**TASK BRIEF**:
Repeat the lines below exactly as they appear, but leave out the images.

**DATASET SECTION**:
— BEGIN —
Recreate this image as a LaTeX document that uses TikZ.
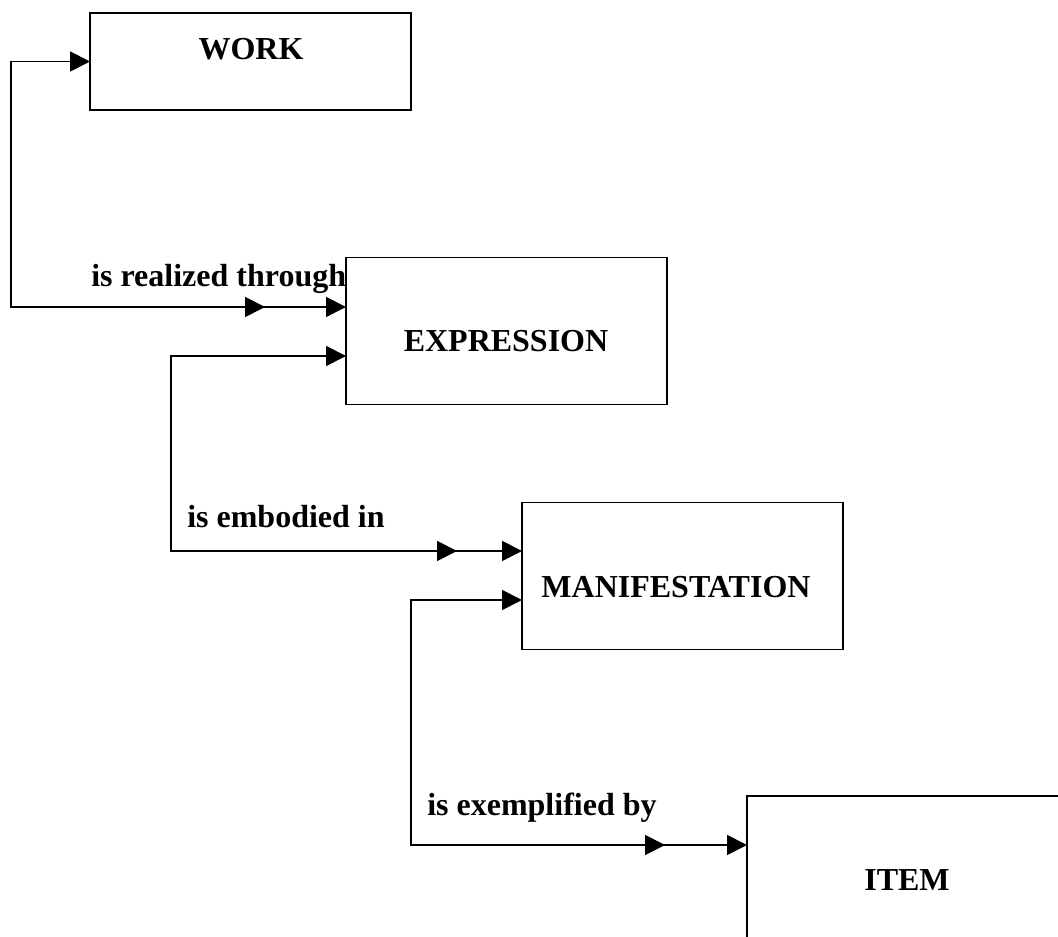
\documentclass[tikz,border=0pt]{standalone}
\usepackage{fontspec}
\setmainfont{Liberation Serif}
\usetikzlibrary{arrows.meta}
\begin{document}
\begin{tikzpicture}[x=0.75pt,y=-0.75pt,
  entity/.style={draw, line width=1.4pt, inner sep=0pt, outer sep=0pt,
    minimum width=240.75pt, minimum height=110.25pt},
  title/.style={font=\bfseries\fontsize{24}{28}\selectfont, inner sep=0pt},
  rel/.style={font=\bfseries\fontsize{24}{28}\selectfont, inner sep=0pt, anchor=base west},
  wire/.style={line width=1.4pt},
  arr/.style={wire, -{Triangle[length=15pt,width=15pt]}}]
  % canvas
  \fill[white] (0,0) rectangle (1058,937);
  \useasboundingbox (0,0) rectangle (1058,937);
  \clip (0,0) rectangle (1058,937);

  % entity boxes
  \node[entity, minimum height=72.75pt] (work) at (250.5,61.5) {};
  \node[entity] (expr) at (506.5,331) {};
  \node[entity] (mani) at (682.5,576) {};
  \node[entity] (item) at (907.5,869.5) {};

  % entity names
  \node[title] (workT) at (251,49) {WORK};
  \node[title] (exprT) at (506,341) {EXPRESSION};
  \node[title] (maniT) at (676,587) {MANIFESTATION};
  \node[title] (itemT) at (907,880) {ITEM};

  % routing points
  \coordinate (c1) at (11,307);
  \coordinate (m1) at (265,307);
  \coordinate (c2) at (171,551);
  \coordinate (s2) at (171,356);
  \coordinate (m2) at (457,551);
  \coordinate (c3) at (411,845);
  \coordinate (s3) at (411,600);
  \coordinate (m3) at (665,845);

  % work -> expression
  \draw[arr] (m1) -- (c1) |- (work.west);
  \draw[arr] (c1) -- (m1);
  \draw[arr] (m1) -- (expr.west |- m1);

  % expression -> manifestation
  \draw[arr] (m2) -- (c2) |- (expr.west |- s2);
  \draw[arr] (c2) -- (m2);
  \draw[arr] (m2) -- (mani.west |- m2);

  % manifestation -> item
  \draw[arr] (m3) -- (c3) |- (mani.west |- s3);
  \draw[arr] (c3) -- (m3);
  \draw[arr] (m3) -- (item.west |- m3);

  % relationship labels
  \node[rel] (l1) at (91,287) {is realized through};
  \node[rel] (l2) at (187,528) {is embodied in};
  \node[rel] (l3) at (427,816) {is exemplified by};
\end{tikzpicture}
\end{document}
— END —
**TASK RESPONSE**:
Recreate this image as a LaTeX document that uses TikZ.
\documentclass[tikz,border=0pt]{standalone}
\usepackage{fontspec}
\setmainfont{Liberation Serif}
\usetikzlibrary{arrows.meta}
\begin{document}
\begin{tikzpicture}[x=0.75pt,y=-0.75pt,
  entity/.style={draw, line width=1.4pt, inner sep=0pt, outer sep=0pt,
    minimum width=240.75pt, minimum height=110.25pt},
  title/.style={font=\bfseries\fontsize{24}{28}\selectfont, inner sep=0pt},
  rel/.style={font=\bfseries\fontsize{24}{28}\selectfont, inner sep=0pt, anchor=base west},
  wire/.style={line width=1.4pt},
  arr/.style={wire, -{Triangle[length=15pt,width=15pt]}}]
  % canvas
  \fill[white] (0,0) rectangle (1058,937);
  \useasboundingbox (0,0) rectangle (1058,937);
  \clip (0,0) rectangle (1058,937);

  % entity boxes
  \node[entity, minimum height=72.75pt] (work) at (250.5,61.5) {};
  \node[entity] (expr) at (506.5,331) {};
  \node[entity] (mani) at (682.5,576) {};
  \node[entity] (item) at (907.5,869.5) {};

  % entity names
  \node[title] (workT) at (251,49) {WORK};
  \node[title] (exprT) at (506,341) {EXPRESSION};
  \node[title] (maniT) at (676,587) {MANIFESTATION};
  \node[title] (itemT) at (907,880) {ITEM};

  % routing points
  \coordinate (c1) at (11,307);
  \coordinate (m1) at (265,307);
  \coordinate (c2) at (171,551);
  \coordinate (s2) at (171,356);
  \coordinate (m2) at (457,551);
  \coordinate (c3) at (411,845);
  \coordinate (s3) at (411,600);
  \coordinate (m3) at (665,845);

  % work -> expression
  \draw[arr] (m1) -- (c1) |- (work.west);
  \draw[arr] (c1) -- (m1);
  \draw[arr] (m1) -- (expr.west |- m1);

  % expression -> manifestation
  \draw[arr] (m2) -- (c2) |- (expr.west |- s2);
  \draw[arr] (c2) -- (m2);
  \draw[arr] (m2) -- (mani.west |- m2);

  % manifestation -> item
  \draw[arr] (m3) -- (c3) |- (mani.west |- s3);
  \draw[arr] (c3) -- (m3);
  \draw[arr] (m3) -- (item.west |- m3);

  % relationship labels
  \node[rel] (l1) at (91,287) {is realized through};
  \node[rel] (l2) at (187,528) {is embodied in};
  \node[rel] (l3) at (427,816) {is exemplified by};
\end{tikzpicture}
\end{document}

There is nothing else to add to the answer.